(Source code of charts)
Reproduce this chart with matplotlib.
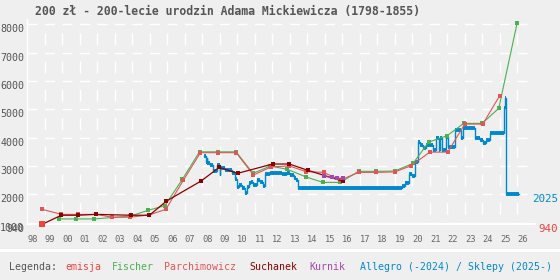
import matplotlib
matplotlib.use("Agg")
import matplotlib.pyplot as plt
import matplotlib.transforms as mtransforms
from matplotlib.lines import Line2D

plt.rcParams['lines.scale_dashes'] = False

# --- dane ---
emisja_x = [1998.86]
emisja_y = [940]

fischer_x = [1999.85, 2000.82, 2001.85, 2003.9, 2004.9, 2005.87, 2006.87, 2007.85, 2008.93,
             2009.94, 2010.9, 2011.89, 2012.87, 2013.9, 2014.89, 2015.89, 2016.93, 2017.94,
             2018.98, 2020.04, 2020.93, 2021.98, 2022.93, 2023.98, 2024.93, 2025.98]
fischer_y = [1130, 1130, 1130, 1230, 1430, 1600, 2530, 3500, 3500,
             3500, 2740, 3000, 2880, 2620, 2420, 2420, 2810, 2810,
             2820, 3090, 3845, 4070, 4505, 4505, 5035, 8050]

parch_x = [1998.86, 1999.96, 2000.91, 2001.94, 2002.87, 2003.89, 2004.97, 2005.93, 2006.93,
           2007.9, 2008.93, 2009.94, 2010.93, 2011.94, 2012.97, 2013.94, 2014.93, 2015.89,
           2016.93, 2017.94, 2018.99, 2019.94, 2020.99, 2022.02, 2022.99, 2024.02, 2024.99]
parch_y = [1470, 1290, 1290, 1290, 1190, 1190, 1270, 1470, 2500,
           3470, 3470, 3470, 2680, 2970, 3000, 2800, 2775, 2500,
           2775, 2775, 2790, 3010, 3490, 3490, 4480, 4480, 5490]

such_x = [1998.9, 1999.96, 2000.91, 2001.94, 2003.96, 2004.99, 2005.96, 2007.94, 2008.97,
          2010.02, 2012.02, 2012.97, 2014.02, 2016.04]
such_y = [950, 1260, 1260, 1290, 1260, 1260, 1760, 2470, 2950,
          2740, 3070, 3070, 2850, 2460]

kurnik_x = [2014.97, 2015.4, 2015.7, 2016.02]
kurnik_y = [2630, 2600, 2570, 2570]

allegro_x = [2008.11, 2008.2, 2008.25, 2008.3, 2008.46, 2008.59, 2008.84, 2008.99, 2009.03,
             2009.31, 2009.71, 2009.89, 2009.98, 2010.13, 2010.27, 2010.42, 2010.55, 2010.65,
             2010.8, 2010.93, 2011.13, 2011.31, 2011.45, 2011.6, 2011.89, 2012.55, 2012.84,
             2013.03, 2013.22, 2013.37, 2013.45, 2019.41, 2019.6, 2019.8, 2020.0, 2020.15,
             2020.3, 2020.45, 2020.6, 2020.8, 2021.15, 2021.35, 2021.5, 2021.6, 2021.7,
             2021.9, 2022.05, 2022.45, 2022.8, 2022.9, 2023.6, 2023.85, 2024.05, 2024.2,
             2024.45, 2025.22, 2025.28, 2025.35, 2026.1]
allegro_y = [3370, 3150, 3270, 3090, 3030, 2830, 3030, 2680, 2920,
             2860, 2760, 2530, 2250, 2330, 2210, 2030, 2250, 2410,
             2440, 2330, 2500, 2440, 2290, 2720, 2760, 2720, 2740,
             2680, 2560, 2500, 2210, 2300, 2390, 2720, 2640, 3130,
             3850, 3740, 3620, 3740, 3560, 3980, 3560, 3980, 3560,
             4030, 3660, 4270, 3980, 4330, 3980, 3920, 3800, 3920,
             4150, 5040, 5410, 2025, 2025]

years = list(range(1998, 2027))
year_labels = ['%02d' % (y % 100) for y in years]
yticks = [940, 1000, 2000, 3000, 4000, 5000, 6000, 7000, 8000]

bg = '#efefef'
grey = '#555555'
c_emisja = '#ee4444'
c_fischer = '#4caf50'
c_parch = '#e05555'
c_such = '#8b0000'
c_kurnik = '#a347a8'
c_allegro = '#0088cc'

fig = plt.figure(figsize=(5.6, 2.8), dpi=100, facecolor=bg)
ax = fig.add_axes([27 / 560, (280 - 224.3) / 280, 508 / 560, (224.3 - 18.8) / 280])
ax.set_facecolor(bg)
ax.set_xlim(1998, 2027)
ax.set_ylim(940, 8200)

# siatka
ax.set_yticks(yticks)
ax.set_yticklabels([str(v) for v in yticks])
ax.set_xticks(years)
ax.set_xticklabels(year_labels)
ax.yaxis.grid(True, color='white', lw=1.0, linestyle=(0, (7.2, 5.4)))
ax.xaxis.grid(True, color='white', lw=1.0, linestyle=(13.2, (8.6, 11.7)))
ax.set_axisbelow(True)
for s in ['top', 'right']:
    ax.spines[s].set_visible(False)
ax.spines['left'].set_color('white')
ax.spines['left'].set_linewidth(1.0)
ax.spines['bottom'].set_color('white')
ax.spines['bottom'].set_linewidth(1.5)
ax.tick_params(length=0)
ax.tick_params(axis='y', pad=2, labelsize=7.2, labelcolor=grey)
ax.tick_params(axis='x', pad=8, labelsize=6.3, labelcolor='#666666')
for lbl in ax.get_xticklabels():
    lbl.set_horizontalalignment('left')
    lbl.set_family('DejaVu Sans Mono')
for lbl in ax.get_yticklabels():
    lbl.set_verticalalignment('top')
    lbl.set_family('DejaVu Sans Mono')

# Allegro / Sklepy - schodki
ax.step(allegro_x, allegro_y, where='post', color=c_allegro, lw=1.0, zorder=2)
ax.hlines(allegro_y[:-1], allegro_x[:-1], allegro_x[1:], color=c_allegro, lw=2.8, zorder=2)

mk = dict(marker='s', ms=2.6, mew=0)
ax.plot(fischer_x, fischer_y, color=c_fischer, lw=0.8, zorder=3, **mk)
ax.plot(parch_x, parch_y, color=c_parch, lw=0.8, zorder=3, **mk)
ax.plot(such_x, such_y, color=c_such, lw=0.9, zorder=4, **mk)
ax.plot(kurnik_x, kurnik_y, color=c_kurnik, lw=0.8, zorder=4, **mk)
ax.plot(emisja_x, emisja_y, color=c_emisja, lw=0, marker='s', ms=4.8, mew=0, zorder=5, clip_on=False)

# etykiety po prawej
tr = mtransforms.blended_transform_factory(ax.transAxes, ax.transData)
ax.text(1 + 23 / 508, allegro_y[-1], '2025', transform=tr, ha='right', va='top',
        color=c_allegro, fontsize=7.8, family='DejaVu Sans Mono')
ax.text(1 + 23 / 508, emisja_y[0], '940', transform=tr, ha='right', va='top',
        color=c_emisja, fontsize=7.8, family='DejaVu Sans Mono')

# tytul
fig.text(35 / 560, 1 - 12 / 280, '200 zł - 200-lecie urodzin Adama Mickiewicza (1798-1855)',
         ha='left', va='center', fontsize=8.3, fontweight='bold', color=grey,
         family='DejaVu Sans Mono')

# separator i legenda
fig.add_artist(Line2D([0, 1], [30 / 280, 30 / 280], transform=fig.transFigure,
                      color='white', lw=2.2))
legend_items = [('Legenda:', grey, 9.3), ('emisja', c_emisja, 65), ('Fischer', c_fischer, 111.7),
                ('Parchimowicz', c_parch, 164.3), ('Suchanek', c_such, 249.3),
                ('Kurnik', c_kurnik, 309.3), ('Allegro (-2024) / Sklepy (2025-)', c_allegro, 360)]
for txt, col, xpx in legend_items:
    fig.text(xpx / 560, 13 / 280, txt, ha='left', va='center', color=col,
             fontsize=7.1, family='DejaVu Sans Mono')

fig.savefig('out.png', dpi=100, facecolor=bg)
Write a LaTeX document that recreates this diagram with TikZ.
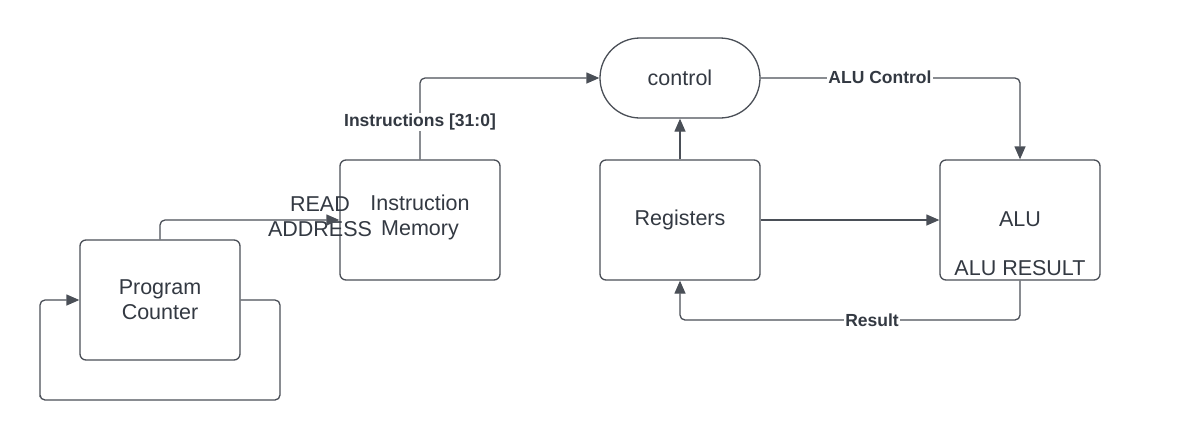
\documentclass[tikz,border=0pt]{standalone}
\usepackage{fontspec}
\setmainfont{Liberation Sans}
\usetikzlibrary{arrows.meta}
\definecolor{linec}{HTML}{4A4F57}
\definecolor{textc}{HTML}{333942}
\begin{document}
\begin{tikzpicture}[x=1pt,y=-1pt,
  box/.style={draw=linec, line width=1.3pt, rounded corners=6pt, minimum width=160pt, minimum height=120pt, inner sep=0pt, text=textc, font=\fontsize{21.5}{25}\selectfont, align=center},
  pill/.style={draw=linec, line width=1.3pt, rounded corners=40pt, minimum width=160pt, minimum height=80pt, inner sep=0pt, text=textc, font=\fontsize{21.5}{25}\selectfont},
  txt/.style={text=textc, font=\fontsize{21.5}{25}\selectfont, align=center, inner sep=0pt},
  lbl/.style={fill=white, text=textc, font=\bfseries\fontsize{17.5}{21}\selectfont, inner sep=1pt},
  conn/.style={draw=linec, line width=1.3pt, rounded corners=5pt, -{Triangle[length=13pt,width=11pt]}},
  plain/.style={draw=linec, line width=1.3pt, rounded corners=5pt}]
\useasboundingbox (0,0) rectangle (1181,440);
\fill[white] (0,0) rectangle (1181,440);
% nodes
\node[box] (pc) at (160,300) {Program\\Counter};
\node[box] (im) at (420,220) {};
\node[txt] (imt) at (420,217) {Instruction\\Memory};
\node[txt] (ra) at (320,217) {READ\\ADDRESS};
\node[pill] (ctl) at (680,78) {control};
\node[box] (reg) at (680,220) {Registers};
\node[box] (alu) at (1020,220) {};
\node[txt] (alut) at (1020,219) {ALU};
\node[txt] (alur) at (1020,268) {ALU RESULT};
% coordinates
\coordinate (c2) at (280,400);
\coordinate (c3) at (40,400);
\coordinate (c7) at (680,320);
% connectors
\draw[conn] (pc.north) |- (im.west);
\draw[conn] (pc.east) -| (c2) -| (c3) |- (pc.west);
\draw[conn] (im.north) |- (ctl.west);
\node[lbl] (l1) at (420,122) {Instructions [31:0]};
\draw[conn] (ctl.east) -| (alu.north);
\node[lbl] (l2) at (880,77) {ALU Control};
\draw[conn] (reg.north) -- (ctl.south);
\draw[conn] (reg.east) -- (alu.west);
\draw[conn] (alu.south) |- (c7) -- (reg.south);
\node[lbl] (l3) at (872,320) {Result};
\end{tikzpicture}
\end{document}
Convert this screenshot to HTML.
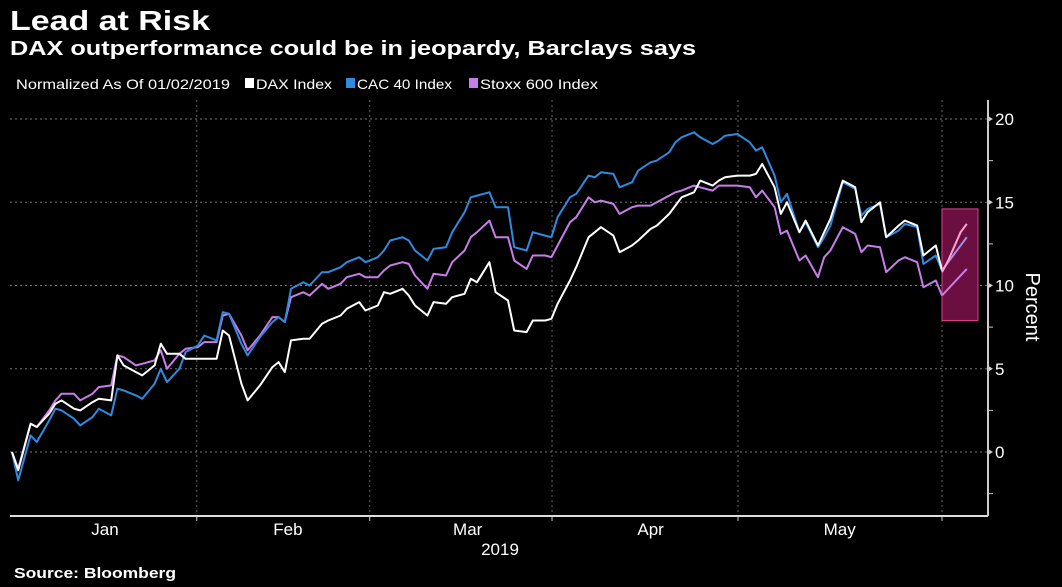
<!DOCTYPE html>
<html><head><meta charset="utf-8"><style>
html,body{margin:0;padding:0;background:#000;}
svg{display:block;}
text{font-family:"Liberation Sans",sans-serif;fill:#fff;}
</style></head><body>
<svg id="chart" width="1062" height="587" viewBox="0 0 1062 587" xmlns="http://www.w3.org/2000/svg">
<rect width="1062" height="587" fill="#000"/>
<text x="10" y="30" font-size="28" font-weight="bold" textLength="200" lengthAdjust="spacingAndGlyphs">Lead at Risk</text>
<text x="10" y="55" font-size="20" font-weight="bold" textLength="686" lengthAdjust="spacingAndGlyphs">DAX outperformance could be in jeopardy, Barclays says</text>
<g>
<text x="16" y="89" font-size="14" textLength="214" lengthAdjust="spacingAndGlyphs">Normalized As Of 01/02/2019</text>
<rect x="245" y="78" width="9" height="10" fill="#fff"/>
<text x="256" y="89" font-size="14" textLength="76" lengthAdjust="spacingAndGlyphs">DAX Index</text>
<rect x="346" y="78" width="9" height="10" fill="#2f8ae0"/>
<text x="357" y="89" font-size="14" textLength="95" lengthAdjust="spacingAndGlyphs">CAC 40 Index</text>
<rect x="469" y="78" width="9" height="10" fill="#c77dea"/>
<text x="480" y="89" font-size="14" textLength="118" lengthAdjust="spacingAndGlyphs">Stoxx 600 Index</text>
</g>
<g id="grid"></g>
<g id="series"></g>
<g id="axes"></g>
<text x="500" y="555" font-size="17" text-anchor="middle">2019</text>
<text transform="translate(1026,307) rotate(90)" font-size="20" text-anchor="middle">Percent</text>
<text x="14" y="578" font-size="15" font-weight="bold" textLength="162" lengthAdjust="spacingAndGlyphs">Source: Bloomberg</text>
</svg>
<script>
const days=[2,3,5,6,8,9,10,12,13,15,16,18,19,20,22,23,25,26,27,29,30,32,33,35,36,37,39,40,42,44,45,46,47,49,50,52,53,55,56,58,59,61,62,63,65,66,67,69,70,72,73,75,76,77,79,80,82,83,85,86,88,89,90,92,93,95,96,97,99,100,102,103,105,106,108,109,110,112,113,115,116,117,119,121,122,123,125,126,127,129,130,132,133,134,136,138,139,140,142,143,145,146,148,149,151,152];
const daxVals=[0,-1.1,1.7,1.5,2.3,2.9,3.1,2.6,2.5,3.0,3.2,3.1,5.8,5.2,4.8,4.6,5.2,6.5,5.9,5.9,5.6,5.6,5.6,5.6,7.3,7.0,4.1,3.1,4.0,5.1,5.4,4.8,6.7,6.8,6.8,7.7,7.9,8.2,8.6,9.0,8.5,8.8,9.6,9.5,9.8,9.4,8.8,8.2,9.0,8.9,9.3,9.5,10.4,10.2,11.4,9.6,9.1,7.3,7.2,7.9,7.9,8.0,8.9,10.3,11.1,12.9,13.2,13.5,13.0,12.0,12.4,12.7,13.4,13.6,14.3,14.8,15.3,15.6,16.3,16.0,16.3,16.5,16.6,16.6,16.7,17.3,15.9,14.3,15.0,13.2,13.9,12.4,13.2,14.0,16.3,15.9,13.8,14.4,15.0,12.9,13.6,13.9,13.6,11.8,12.4,10.9];
const cacVals=[0,-1.7,1.0,0.6,1.9,2.6,2.5,2.0,1.6,2.1,2.6,2.2,3.8,3.7,3.4,3.2,4.1,5.0,4.2,5.0,6.0,6.4,7.0,6.7,8.4,8.3,6.5,5.8,6.9,7.8,8.1,7.8,9.8,10.2,10.0,10.8,10.8,11.1,11.4,11.7,11.4,11.7,12.1,12.7,12.9,12.7,12.1,11.5,12.2,12.3,13.2,14.4,15.3,15.4,15.6,14.7,14.7,12.3,12.1,13.2,13.0,12.9,14.1,15.3,15.5,16.6,16.5,16.8,16.7,15.9,16.2,16.9,17.4,17.5,18.0,18.6,18.9,19.2,18.9,18.5,18.7,19.0,19.1,18.6,18.1,18.3,16.6,15.0,15.5,13.2,13.8,12.3,12.9,13.6,16.2,15.8,14.2,14.6,14.9,12.9,13.3,13.7,13.5,11.3,11.8,10.9];
const stoxxVals=[0,-1.0,1.7,1.5,2.5,3.1,3.5,3.5,3.1,3.5,3.9,4.0,5.8,5.7,5.2,5.3,5.5,6.1,5.0,5.9,6.2,6.3,6.6,6.6,8.2,8.3,7.0,6.1,7.0,8.1,8.1,7.8,9.3,9.6,9.4,10.1,9.8,10.1,10.5,10.7,10.5,10.5,10.9,11.2,11.4,11.3,10.6,9.8,10.7,10.6,11.4,12.1,12.9,13.2,13.9,12.9,12.9,11.5,11.0,11.8,11.8,11.7,12.4,13.8,14.1,15.3,15.0,15.1,14.9,14.3,14.7,14.8,14.8,15.0,15.4,15.6,15.7,16.0,15.9,15.7,16.0,16.0,16.0,15.9,15.3,15.7,14.7,13.1,13.3,11.5,11.8,10.5,11.7,12.1,13.5,13.1,12.0,12.4,12.3,10.8,11.5,11.7,11.4,9.9,10.3,9.4];
const projDays=[152,153,155,156];
const projDax=[10.8,11.5,13.2,13.7];
const projCacDays=[152,156];
const projCac=[10.9,12.9];
const projStoxxDays=[152,156];
const projStoxx=[9.4,11.0];
const highlightDays=[152,157.8];
const highlightRange=[7.9,14.6];
const monthTickDays=[31.8,59.7,89.1,119.1,152];
const monthLabelDays=[17,46.5,75.5,105,135.5];
const monthLabels=["Jan","Feb","Mar","Apr","May"];
const yTicks=[0,5,10,15,20];
const yMinor=[-2.5,2.5,7.5,12.5,17.5];

const X0=12,PX_PER_DAY=6.2,Y0=452,PX_PER_UNIT=16.65;
const LEFT=10,RIGHT=988,TOP=100,BOTTOM=516;
function xs(d){return X0+(d-2)*PX_PER_DAY;}
function ys(v){return Y0-v*PX_PER_UNIT;}
const NS="http://www.w3.org/2000/svg";
function mk(tag,attrs,parent){const e=document.createElementNS(NS,tag);for(const k in attrs)e.setAttribute(k,attrs[k]);parent.appendChild(e);return e;}
const grid=document.getElementById('grid'),series=document.getElementById('series'),axes=document.getElementById('axes');

yTicks.forEach(t=>{
  const l=mk('line',{x1:LEFT,x2:RIGHT,y1:ys(t),y2:ys(t),stroke:'#777','stroke-width':1,'stroke-dasharray':'2,3'},grid);
  
  
  const tk=mk('path',{d:`M${RIGHT},${ys(t)-3} L${RIGHT+5},${ys(t)} L${RIGHT},${ys(t)+3}Z`,fill:'#ccc'},axes);
  
  
  const tx=mk('text',{x:RIGHT+7,y:ys(t)+6,'font-size':17},axes);
  tx.textContent=t;
  
  
});
yMinor.forEach(t=>{
  const tk=mk('line',{x1:RIGHT,x2:RIGHT+5,y1:ys(t),y2:ys(t),stroke:'#ccc','stroke-width':1},axes);
  
  
});
monthTickDays.forEach(d=>{
  const l=mk('line',{x1:xs(d),x2:xs(d),y1:TOP,y2:BOTTOM,stroke:'#666','stroke-width':1,'stroke-dasharray':'2,3'},grid);
  
  
  const tk=mk('line',{x1:xs(d),x2:xs(d),y1:BOTTOM,y2:BOTTOM+5,stroke:'#ccc','stroke-width':1},axes);
  
  
});
monthLabelDays.forEach((d,i)=>{
  const tx=mk('text',{x:xs(d),y:535,'font-size':17,'text-anchor':'middle'},axes);
  tx.textContent=monthLabels[i];
  
  
});
const xa=mk('line',{x1:LEFT,x2:RIGHT,y1:BOTTOM,y2:BOTTOM,stroke:'#ddd','stroke-width':2},axes);


const ya=mk('line',{x1:RIGHT,x2:RIGHT,y1:TOP,y2:BOTTOM,stroke:'#ccc','stroke-width':2},axes);



const box=mk('rect',{x:xs(highlightDays[0]),y:ys(highlightRange[1]),width:xs(highlightDays[1])-xs(highlightDays[0]),height:ys(highlightRange[0])-ys(highlightRange[1]),fill:'#6a0f40',stroke:'#e0408f','stroke-width':1},series);



function line(dd,vals,color,w,name){
  const d=vals.map((v,i)=>(i?'L':'M')+xs(dd[i]).toFixed(1)+','+ys(v).toFixed(1)).join(' ');
  const p=mk('path',{d:d,fill:'none',stroke:color,'stroke-width':w,'stroke-linejoin':'round'},series);
  
  
}
line(days,stoxxVals,'#c77dea',2,'stoxx-600-line');
line(days,cacVals,'#2f8ae0',2,'cac-40-line');
line(days,daxVals,'#ffffff',2,'dax-line');
line(projStoxxDays,projStoxx,'#c77dea',2,'stoxx-600-projection');
line(projCacDays,projCac,'#a98ee6',2,'cac-40-projection');
line(projDays,projDax,'#ffa3d2',2,'dax-projection');
</script>
</body></html>
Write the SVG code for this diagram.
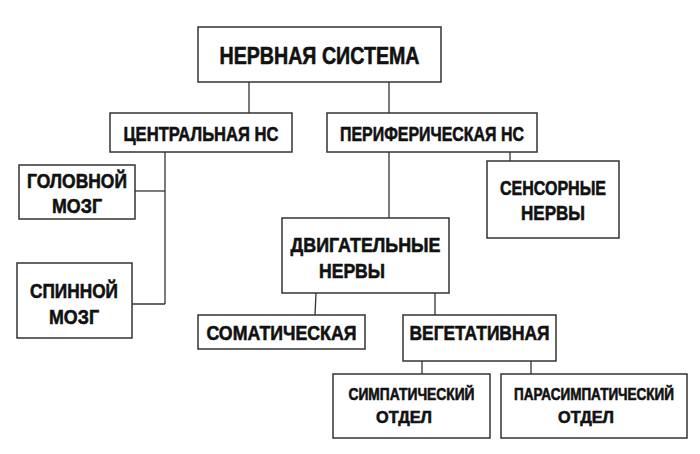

STATED PROBLEM: Omit every picture, and please return the entries exactly from the first line through the line with "emisja_y = [940]", both included.

ANSWER IN FULL:
Reproduce this chart with matplotlib.
import matplotlib
matplotlib.use("Agg")
import matplotlib.pyplot as plt
import matplotlib.transforms as mtransforms
from matplotlib.lines import Line2D

plt.rcParams['lines.scale_dashes'] = False

# --- dane ---
emisja_x = [1998.86]
emisja_y = [940]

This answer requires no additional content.